Proving "QUESTION" is NP-Complete by reduction from n-variable 3SAT

Question

I'm struggling with a problem in my theory of computation course that asks us to prove "QUESTION" is NP-complete by reduction from n-variable 3SAT. I've done a number of other similar reductions but I keep getting stumped on this particular problem.

We define a question as a string over the alphabet $\{0,1, ?\}$ and say that a question covers all of the strings where substituting ?? with 0s and 1s yields a string such as $0??1$ covers the four strings $0001$, $0011$, $0101$, $0111$.

We have to reduce the 3SAT problem to QUESTION= {A : A is a set of questions, each of length $n$, such that there exists a string $w$ of length $n$ where no question in A covers $w$}. To show that it is NP-complete.

I recognize that some instance of QUESTION will "cover" less than $2^n$ strings but I'm pretty stumped on how to go forward as all of the things I've tried end up not working out.

Answer 1

The reduction is straightforward, but what's likely tripping you up is that while 3CNF clauses seem to describe what's needed for a satisfying assignment, what they do more directly is describe what assignments won't work, and that's the insight you need to do the reduction.

Each clause will be converted into a QUESTION string of length $n$, where $n$ is the number of variables in the 3CNF formula. Number the variables in the formula from 1 to $n$. For each clause output a QUESTION string with a 0, 1 or ? in the position of the string corresponding to that variable's number. Use 1 if the variable is negated in the clause, 0 if it is not negated and ? if it does not appear in the clause at all.

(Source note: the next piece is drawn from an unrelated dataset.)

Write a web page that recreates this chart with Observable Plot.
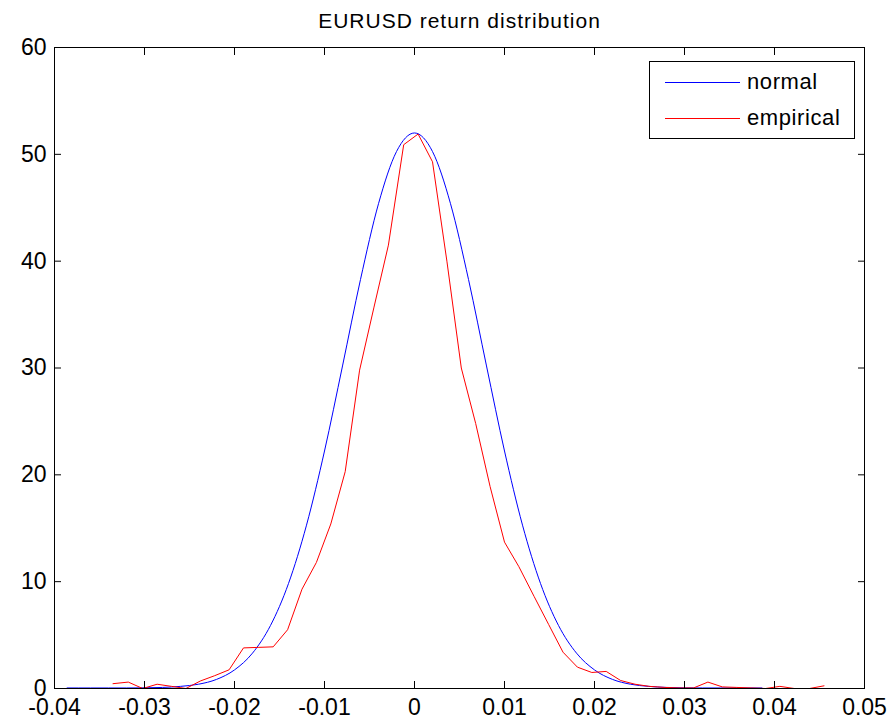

Example: the 3CNF formula has seven variables ($x_1$ ... $x_7$) and there is a clause ($x_1 \lor \lnot x_4 \lor x_7$) you would output the QUESTION string 0??1??0 .

Once all the clauses are converted to QUESTION strings, any $w$ string not covered by the QUESTION strings can be directly converted to a satisfying assignment for the 3CNF formula. As in the QUESTION strings each position in $w$ corresponds to previously numbered variable. But in $w$ each 0 represents a variable that should be negated in the satisfying assignment, and each 1 represents a variable that should not be negated.